#### Source excerpt:
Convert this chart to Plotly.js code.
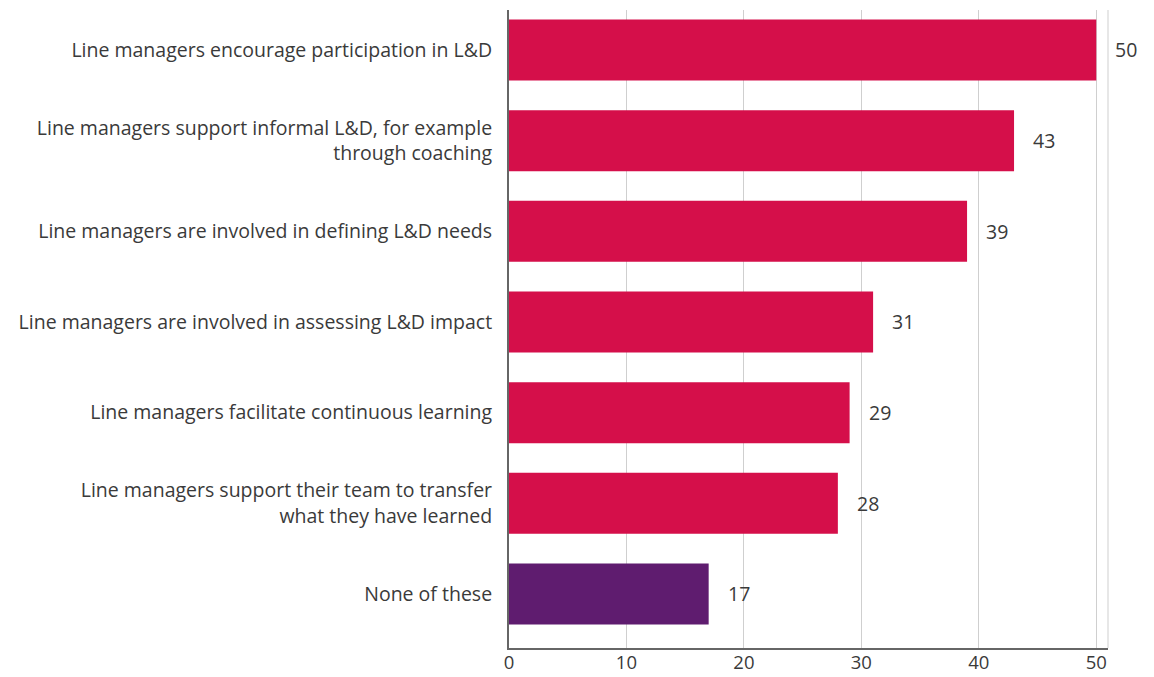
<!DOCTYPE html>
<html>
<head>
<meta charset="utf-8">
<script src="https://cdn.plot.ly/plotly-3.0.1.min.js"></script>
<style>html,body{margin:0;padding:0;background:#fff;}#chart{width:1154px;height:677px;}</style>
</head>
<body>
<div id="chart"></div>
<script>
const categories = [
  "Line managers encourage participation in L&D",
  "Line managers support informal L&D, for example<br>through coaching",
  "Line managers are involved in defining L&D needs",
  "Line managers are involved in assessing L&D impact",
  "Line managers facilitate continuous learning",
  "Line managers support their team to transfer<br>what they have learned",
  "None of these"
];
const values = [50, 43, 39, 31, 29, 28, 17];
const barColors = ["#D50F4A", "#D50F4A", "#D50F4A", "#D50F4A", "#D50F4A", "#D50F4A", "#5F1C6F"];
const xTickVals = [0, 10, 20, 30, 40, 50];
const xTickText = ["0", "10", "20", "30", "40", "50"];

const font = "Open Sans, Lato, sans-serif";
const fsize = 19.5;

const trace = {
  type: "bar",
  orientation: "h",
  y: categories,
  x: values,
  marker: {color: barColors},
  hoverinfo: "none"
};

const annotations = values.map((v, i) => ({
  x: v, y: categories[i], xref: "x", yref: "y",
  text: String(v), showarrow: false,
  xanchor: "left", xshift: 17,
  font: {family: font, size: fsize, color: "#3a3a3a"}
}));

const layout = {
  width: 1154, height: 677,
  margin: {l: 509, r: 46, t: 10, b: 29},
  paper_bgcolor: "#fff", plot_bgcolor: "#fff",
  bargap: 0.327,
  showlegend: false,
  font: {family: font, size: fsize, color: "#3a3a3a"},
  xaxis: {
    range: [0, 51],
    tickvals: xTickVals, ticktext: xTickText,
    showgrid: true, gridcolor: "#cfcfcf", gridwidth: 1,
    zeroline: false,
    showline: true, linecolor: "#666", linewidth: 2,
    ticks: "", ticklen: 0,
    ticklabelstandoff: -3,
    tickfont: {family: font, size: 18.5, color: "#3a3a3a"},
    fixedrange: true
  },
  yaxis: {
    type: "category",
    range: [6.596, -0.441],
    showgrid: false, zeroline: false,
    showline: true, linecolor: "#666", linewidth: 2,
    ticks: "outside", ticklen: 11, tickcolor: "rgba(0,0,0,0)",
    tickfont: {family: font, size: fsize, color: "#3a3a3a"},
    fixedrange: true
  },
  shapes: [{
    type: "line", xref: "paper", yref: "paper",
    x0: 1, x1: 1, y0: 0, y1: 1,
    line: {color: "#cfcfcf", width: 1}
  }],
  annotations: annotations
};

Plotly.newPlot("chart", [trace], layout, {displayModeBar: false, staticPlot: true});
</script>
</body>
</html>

#### Challenge:
Quote in full the listing given above; the images are to be left out.

#### Correct result:
Convert this chart to Plotly.js code.
<!DOCTYPE html>
<html>
<head>
<meta charset="utf-8">
<script src="https://cdn.plot.ly/plotly-3.0.1.min.js"></script>
<style>html,body{margin:0;padding:0;background:#fff;}#chart{width:1154px;height:677px;}</style>
</head>
<body>
<div id="chart"></div>
<script>
const categories = [
  "Line managers encourage participation in L&D",
  "Line managers support informal L&D, for example<br>through coaching",
  "Line managers are involved in defining L&D needs",
  "Line managers are involved in assessing L&D impact",
  "Line managers facilitate continuous learning",
  "Line managers support their team to transfer<br>what they have learned",
  "None of these"
];
const values = [50, 43, 39, 31, 29, 28, 17];
const barColors = ["#D50F4A", "#D50F4A", "#D50F4A", "#D50F4A", "#D50F4A", "#D50F4A", "#5F1C6F"];
const xTickVals = [0, 10, 20, 30, 40, 50];
const xTickText = ["0", "10", "20", "30", "40", "50"];

const font = "Open Sans, Lato, sans-serif";
const fsize = 19.5;

const trace = {
  type: "bar",
  orientation: "h",
  y: categories,
  x: values,
  marker: {color: barColors},
  hoverinfo: "none"
};

const annotations = values.map((v, i) => ({
  x: v, y: categories[i], xref: "x", yref: "y",
  text: String(v), showarrow: false,
  xanchor: "left", xshift: 17,
  font: {family: font, size: fsize, color: "#3a3a3a"}
}));

const layout = {
  width: 1154, height: 677,
  margin: {l: 509, r: 46, t: 10, b: 29},
  paper_bgcolor: "#fff", plot_bgcolor: "#fff",
  bargap: 0.327,
  showlegend: false,
  font: {family: font, size: fsize, color: "#3a3a3a"},
  xaxis: {
    range: [0, 51],
    tickvals: xTickVals, ticktext: xTickText,
    showgrid: true, gridcolor: "#cfcfcf", gridwidth: 1,
    zeroline: false,
    showline: true, linecolor: "#666", linewidth: 2,
    ticks: "", ticklen: 0,
    ticklabelstandoff: -3,
    tickfont: {family: font, size: 18.5, color: "#3a3a3a"},
    fixedrange: true
  },
  yaxis: {
    type: "category",
    range: [6.596, -0.441],
    showgrid: false, zeroline: false,
    showline: true, linecolor: "#666", linewidth: 2,
    ticks: "outside", ticklen: 11, tickcolor: "rgba(0,0,0,0)",
    tickfont: {family: font, size: fsize, color: "#3a3a3a"},
    fixedrange: true
  },
  shapes: [{
    type: "line", xref: "paper", yref: "paper",
    x0: 1, x1: 1, y0: 0, y1: 1,
    line: {color: "#cfcfcf", width: 1}
  }],
  annotations: annotations
};

Plotly.newPlot("chart", [trace], layout, {displayModeBar: false, staticPlot: true});
</script>
</body>
</html>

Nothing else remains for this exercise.